12. The method as in claim 11, wherein said system further comprising a sewage sub-system, further comprises receiving at least one substance selected from the group consisting of: greywater, blackwater and wastewater.
13. The method, as in claim 11, further comprises interiorly heating said anaerobic digestor.
14. The method as in claim 11, wherein said utilization module comprises at least one gas consumer device selected from the group consisting of: a gas burner, gas water heater, gas turbine and gas powered electrical generator.
15. The method as in claim 11, wherein said variable volume gas reservoir comprises a composite material, comprising a pliant polymeric sheet and a gas barrier film.
16. The method as in claim 11, wherein said controller is further operationally connected to said valve of said utilization module, further comprises:
a. opening said valve of said utilization module and forming said inflow of said biogas to said gas consumer element, and
b. closing said valve of said utilization module and obstructing said inflow of said biogas to said gas consumer element.
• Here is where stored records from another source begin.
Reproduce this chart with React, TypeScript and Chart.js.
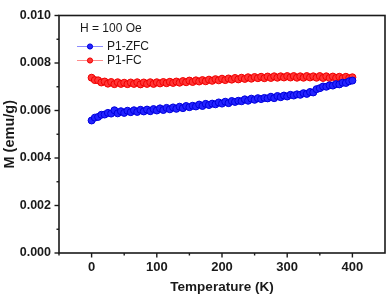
import React, { useEffect, useRef } from "react";
import { Chart, registerables } from "chart.js";

Chart.register(...registerables);

const temperatures: number[] = [
  0, 5, 10, 15, 20, 25, 30, 35, 40, 45, 50, 55, 60, 65, 70, 75, 80, 85, 90, 95,
  100, 105, 110, 115, 120, 125, 130, 135, 140, 145, 150, 155, 160, 165, 170, 175, 180, 185, 190, 195,
  200, 205, 210, 215, 220, 225, 230, 235, 240, 245, 250, 255, 260, 265, 270, 275, 280, 285, 290, 295,
  300, 305, 310, 315, 320, 325, 330, 335, 340, 345, 350, 355, 360, 365, 370, 375, 380, 385, 390, 395, 400,
];

const zfcValues: number[] = [
  0.00558, 0.0057, 0.00573, 0.00582, 0.00583, 0.0059, 0.00587, 0.00601, 0.00588, 0.00597,
  0.0059, 0.00599, 0.00593, 0.00601, 0.00594, 0.00603, 0.00596, 0.00604, 0.00597, 0.00606,
  0.006, 0.00609, 0.00602, 0.00611, 0.00605, 0.00613, 0.00607, 0.00616, 0.0061, 0.00619,
  0.00614, 0.0062, 0.00617, 0.00625, 0.00619, 0.00628, 0.00623, 0.00629, 0.00626, 0.00634,
  0.00629, 0.00637, 0.00631, 0.0064, 0.00636, 0.00641, 0.00639, 0.00647, 0.00641, 0.0065,
  0.00645, 0.00652, 0.00648, 0.00653, 0.00651, 0.00658, 0.00652, 0.00661, 0.00656, 0.00663,
  0.00659, 0.00666, 0.00663, 0.00668, 0.00666, 0.00673, 0.0067, 0.00678, 0.00676, 0.0069,
  0.00694, 0.00701, 0.007, 0.00706, 0.00705, 0.00711, 0.0071, 0.00717, 0.00716, 0.00723, 0.00726,
];

const fcValues: number[] = [
  0.00738, 0.00728, 0.00727, 0.00718, 0.00722, 0.00713, 0.0072, 0.00711, 0.00719, 0.00712,
  0.00717, 0.00711, 0.00718, 0.00712, 0.00719, 0.0071, 0.00718, 0.00712, 0.00719, 0.00712,
  0.00719, 0.00714, 0.0072, 0.00715, 0.00721, 0.00716, 0.00722, 0.00717, 0.00724, 0.00719,
  0.00726, 0.0072, 0.00727, 0.00722, 0.00728, 0.00723, 0.0073, 0.00725, 0.00732, 0.00727,
  0.00734, 0.00728, 0.00735, 0.0073, 0.00737, 0.00731, 0.00738, 0.00733, 0.0074, 0.00734,
  0.00741, 0.00736, 0.00742, 0.00736, 0.00743, 0.00737, 0.00744, 0.00738, 0.00744, 0.00739,
  0.00745, 0.00739, 0.00745, 0.00738, 0.00744, 0.00738, 0.00745, 0.00739, 0.00744, 0.00738,
  0.00745, 0.00737, 0.00744, 0.00737, 0.00743, 0.00737, 0.00742, 0.00736, 0.00742, 0.00736, 0.0074,
];

const xMajorTicks: number[] = [0, 100, 200, 300, 400];
const xMinorTicks: number[] = [-50, 50, 150, 250, 350];
const yMajorTicks: number[] = [0, 0.002, 0.004, 0.006, 0.008, 0.01];
const yMinorTicks: number[] = [0.001, 0.003, 0.005, 0.007, 0.009];

const seriesNames: string[] = ["P1-ZFC", "P1-FC"];
const fieldLabel = "H = 100 Oe";

const FONT = "Arial, 'Liberation Sans', Helvetica, sans-serif";
const BLUE = "#2424ff";
const BLUE_EDGE = "#0000dc";
const RED = "#ff3636";
const RED_EDGE = "#f00000";

const framePlugin = {
  id: "frameAndLegend",
  afterDatasetsDraw(chart: any) {
    const { ctx, chartArea, scales } = chart;
    const { left, right, top, bottom } = chartArea;
    ctx.save();
    ctx.strokeStyle = "#1a1a1a";
    ctx.lineWidth = 1.6;
    ctx.strokeRect(left, top, right - left, bottom - top);

    ctx.lineWidth = 1.4;
    const drawX = (v: number, len: number) => {
      const px = scales.x.getPixelForValue(v);
      ctx.beginPath();
      ctx.moveTo(px, bottom);
      ctx.lineTo(px, bottom + len);
      ctx.stroke();
    };
    const drawY = (v: number, len: number) => {
      const py = scales.y.getPixelForValue(v);
      ctx.beginPath();
      ctx.moveTo(left, py);
      ctx.lineTo(left - len, py);
      ctx.stroke();
    };
    xMajorTicks.forEach((v) => drawX(v, 4.5));
    xMinorTicks.forEach((v) => drawX(v, 2.5));
    yMajorTicks.forEach((v) => drawY(v, 4.5));
    yMinorTicks.forEach((v) => drawY(v, 2.5));

    // annotation
    ctx.fillStyle = "#1a1a1a";
    ctx.font = `12px ${FONT}`;
    ctx.textBaseline = "middle";
    ctx.textAlign = "left";
    ctx.fillText(fieldLabel, left + 21, top + 13);

    // legend
    const items = [
      { name: seriesNames[0], line: "rgba(90,90,255,0.7)", fill: BLUE, edge: BLUE_EDGE },
      { name: seriesNames[1], line: "rgba(255,90,90,0.7)", fill: RED, edge: RED_EDGE },
    ];
    items.forEach((it, i) => {
      const y = top + 31 + i * 14;
      ctx.strokeStyle = it.line;
      ctx.lineWidth = 1;
      ctx.beginPath();
      ctx.moveTo(left + 18, y);
      ctx.lineTo(left + 44, y);
      ctx.stroke();
      ctx.beginPath();
      ctx.arc(left + 31, y, 2.6, 0, Math.PI * 2);
      ctx.fillStyle = it.fill;
      ctx.fill();
      ctx.strokeStyle = it.edge;
      ctx.stroke();
      ctx.fillStyle = "#1a1a1a";
      ctx.fillText(it.name, left + 48, y + 0.5);
    });
    ctx.restore();
  },
};

export default function App() {
  const canvasRef = useRef<HTMLCanvasElement | null>(null);

  useEffect(() => {
    document.body.style.margin = "0";
    const canvas = canvasRef.current;
    if (!canvas) return;
    const chart = new Chart(canvas, {
      type: "scatter",
      data: {
        datasets: [
          {
            label: seriesNames[0],
            data: temperatures.map((t, i) => ({ x: t, y: zfcValues[i] })),
            showLine: true,
            borderColor: "rgba(90,90,255,0.6)",
            borderWidth: 1,
            pointRadius: 3.5,
            pointBackgroundColor: BLUE,
            pointBorderColor: BLUE_EDGE,
            pointBorderWidth: 1,
          },
          {
            label: seriesNames[1],
            data: temperatures.map((t, i) => ({ x: t, y: fcValues[i] })),
            showLine: true,
            borderColor: "rgba(255,90,90,0.6)",
            borderWidth: 1,
            pointRadius: 3.5,
            pointBackgroundColor: RED,
            pointBorderColor: RED_EDGE,
            pointBorderWidth: 1,
          },
        ],
      },
      options: {
        animation: false,
        responsive: false,
        maintainAspectRatio: false,
        layout: { padding: { top: 7, right: 3, left: 0, bottom: 0 } },
        plugins: {
          legend: { display: false },
          tooltip: { enabled: false },
        },
        scales: {
          x: {
            type: "linear",
            min: -50,
            max: 450,
            grid: { display: false, drawTicks: false },
            border: { display: false },
            ticks: {
              stepSize: 50,
              autoSkip: false,
              maxRotation: 0,
              padding: 7,
              color: "#1a1a1a",
              font: { family: FONT, size: 13, weight: "bold" },
              callback: (v: any) => (xMajorTicks.includes(Number(v)) ? String(v) : ""),
            },
            title: {
              display: true,
              text: "Temperature (K)",
              color: "#1a1a1a",
              font: { family: FONT, size: 13.5, weight: "bold" },
              padding: { top: 0, bottom: 2 },
            },
            afterFit: (scale: any) => {
              scale.height = 44;
            },
          },
          y: {
            type: "linear",
            min: 0,
            max: 0.01,
            grid: { display: false, drawTicks: false },
            border: { display: false },
            ticks: {
              stepSize: 0.002,
              padding: 8,
              color: "#1a1a1a",
              font: { family: FONT, size: 12.5, weight: "bold" },
              callback: (v: any) => Number(v).toFixed(3),
            },
            title: {
              display: true,
              text: "M (emu/g)",
              color: "#1a1a1a",
              font: { family: FONT, size: 14.5, weight: "bold" },
              padding: { top: 1.3, bottom: 0 },
            },
            afterFit: (scale: any) => {
              scale.width = 59;
            },
          },
        },
      },
      plugins: [framePlugin],
    });
    return () => chart.destroy();
  }, []);

  return (
    <div style={{ width: 392, height: 297, background: "#fff" }}>
      <canvas ref={canvasRef} width={392} height={297} style={{ display: "block" }} />
    </div>
  );
}
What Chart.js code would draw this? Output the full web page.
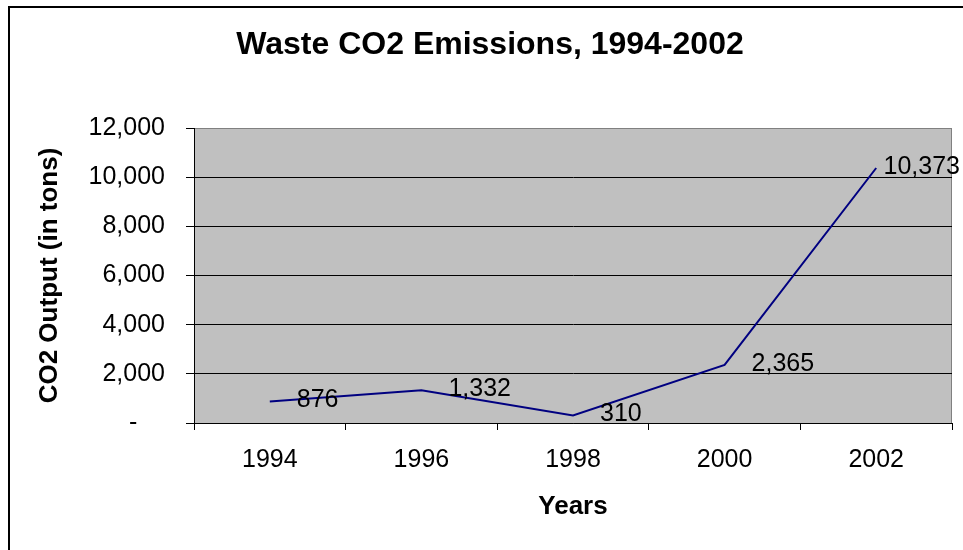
<!DOCTYPE html>
<html>
<head>
<meta charset="utf-8">
<title>Waste CO2 Emissions</title>
<script src="https://cdn.jsdelivr.net/npm/chart.js@4/dist/chart.umd.min.js"></script>
<style>
  html, body { margin: 0; padding: 0; background: #fff; }
  #wrap { width: 963px; height: 550px; }
</style>
</head>
<body>
<div id="wrap"><canvas id="co2Chart" width="963" height="550"></canvas></div>
<script>
// Waste CO2 output per survey year (tons)
const years = ['1994', '1996', '1998', '2000', '2002'];
const co2Tons = [876, 1332, 310, 2365, 10373];
const yTicks = [0, 2000, 4000, 6000, 8000, 10000, 12000];
const chartTitle = 'Waste CO2 Emissions, 1994-2002';

const FONT = "'Liberation Sans', Arial, sans-serif";
const fmt = v => v.toLocaleString('en-US');

// white page, frame line, title and grey plot background
const backdrop = {
    id: 'backdrop',
    beforeDraw(chart) {
        const { ctx, chartArea: a } = chart;
        ctx.save();
        ctx.fillStyle = '#fff';
        ctx.fillRect(0, 0, chart.width, chart.height);
        ctx.strokeStyle = '#000';
        ctx.lineWidth = 2;
        ctx.strokeRect(9, 7, chart.width + 20, chart.height + 20);

        ctx.fillStyle = '#000';
        ctx.font = 'bold 32px ' + FONT;
        ctx.textAlign = 'center';
        ctx.textBaseline = 'middle';
        ctx.fillText(chartTitle, 490, 45.5);

        ctx.fillStyle = '#c0c0c0';
        ctx.fillRect(a.left, a.top, a.right - a.left, a.bottom - a.top);
        ctx.strokeStyle = '#808080';
        ctx.lineWidth = 1;
        ctx.beginPath();
        ctx.moveTo(a.left, a.top + 0.5);
        ctx.lineTo(a.right - 0.5, a.top + 0.5);
        ctx.lineTo(a.right - 0.5, a.bottom);
        ctx.stroke();
        ctx.restore();
    }
};

// value labels to the right of each point, kept inside the canvas
const valueLabels = {
    id: 'valueLabels',
    afterDatasetsDraw(chart) {
        const { ctx } = chart;
        const meta = chart.getDatasetMeta(0);
        ctx.save();
        ctx.font = '25px ' + FONT;
        ctx.fillStyle = '#000';
        ctx.textBaseline = 'middle';
        ctx.textAlign = 'left';
        meta.data.forEach((pt, i) => {
            const text = fmt(co2Tons[i]);
            const w = ctx.measureText(text).width;
            let x = pt.x + 27;
            if (x + w > chart.width - 3) x = chart.width - 3 - w;
            ctx.fillText(text, x, pt.y - 1);
        });
        ctx.restore();
    }
};

new Chart(document.getElementById('co2Chart'), {
    type: 'line',
    data: {
        labels: years,
        datasets: [{
            data: co2Tons,
            borderColor: '#000080',
            borderWidth: 2,
            pointRadius: 0,
            tension: 0,
            fill: false
        }]
    },
    options: {
        responsive: false,
        animation: false,
        layout: { padding: { left: 0, right: 11, top: 128, bottom: 0 } },
        plugins: {
            legend: { display: false },
            tooltip: { enabled: false },
            title: { display: false }
        },
        scales: {
            x: {
                offset: true,
                grid: {
                    offset: true,
                    drawOnChartArea: false,
                    drawTicks: true,
                    tickLength: 7,
                    color: '#000',
                    tickColor: '#000'
                },
                border: { color: '#000', width: 1 },
                ticks: { color: '#000', padding: 15, font: { family: FONT, size: 25 } },
                title: {
                    display: true,
                    text: 'Years',
                    color: '#000',
                    font: { family: FONT, size: 26, weight: 'bold', lineHeight: 1.2 },
                    padding: { top: 0, bottom: 28 }
                },
                afterFit(scale) { scale.height = 127; }
            },
            y: {
                min: 0,
                max: 12000,
                afterBuildTicks(scale) { scale.ticks = yTicks.map(v => ({ value: v })); },
                grid: {
                    color: ctx => ctx.tick && ctx.tick.value === 12000 ? '#808080' : '#000',
                    tickColor: '#000',
                    tickLength: 8,
                    lineWidth: 1
                },
                border: { color: '#000', width: 1 },
                ticks: {
                    color: '#000',
                    padding: 21,
                    font: { family: FONT, size: 25 },
                    callback: v => v === 0 ? '-    ' : fmt(v)
                },
                title: {
                    display: true,
                    text: 'CO2 Output (in tons)',
                    color: '#000',
                    font: { family: FONT, size: 26, weight: 'bold', lineHeight: 1.2 },
                    padding: { top: 34, bottom: 0 }
                },
                afterFit(scale) { scale.width = 194; }
            }
        }
    },
    plugins: [backdrop, valueLabels]
});
</script>
</body>
</html>
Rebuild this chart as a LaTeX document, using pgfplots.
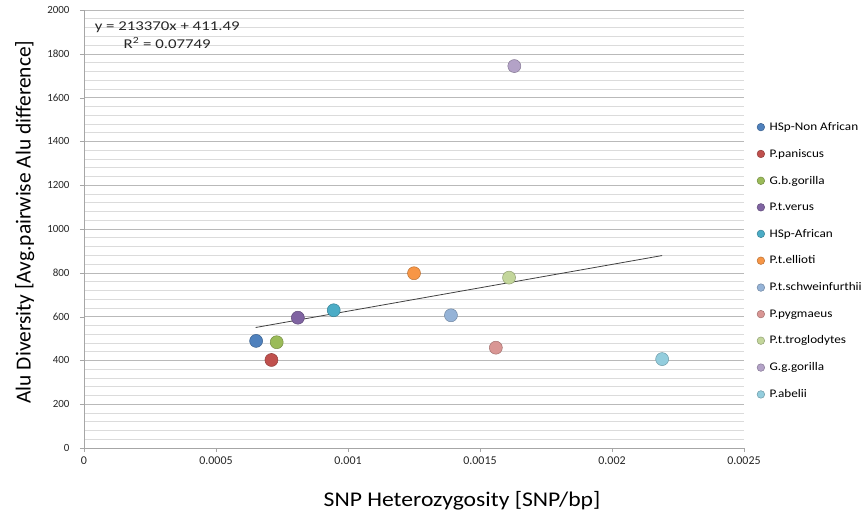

17. The method as in claim 11, wherein said intermittent gas accumulation module further comprises a mechanical restrictor, configured to confine said variable volume gas reservoir, further comprises preventing buckling and/or sidewise deformation of said variable volume gas reservoir, from a substantially linearly straight vertically oriented conformation, by said mechanical restrictor.
18. The method as in claim 17, wherein said mechanical restrictor comprises a vertically slidable bracket, further comprises moving said vertically slidable bracket with said variable volume gas reservoir, whilst said variable volume gas reservoir is in-between said erected and collapsed configurations.
19. The method, as in claim 17, wherein said mechanical restrictor comprises a plurality vertically slidable brackets, disposed equidistantly alongside said variable volume gas reservoir is in said erected configuration.
20. The method, as in claim 11, further comprises positioning said overflow outlet at a centrical portion along a length of said encasement and avoiding capturing solids whilst draining said surplus liquids from said digestor.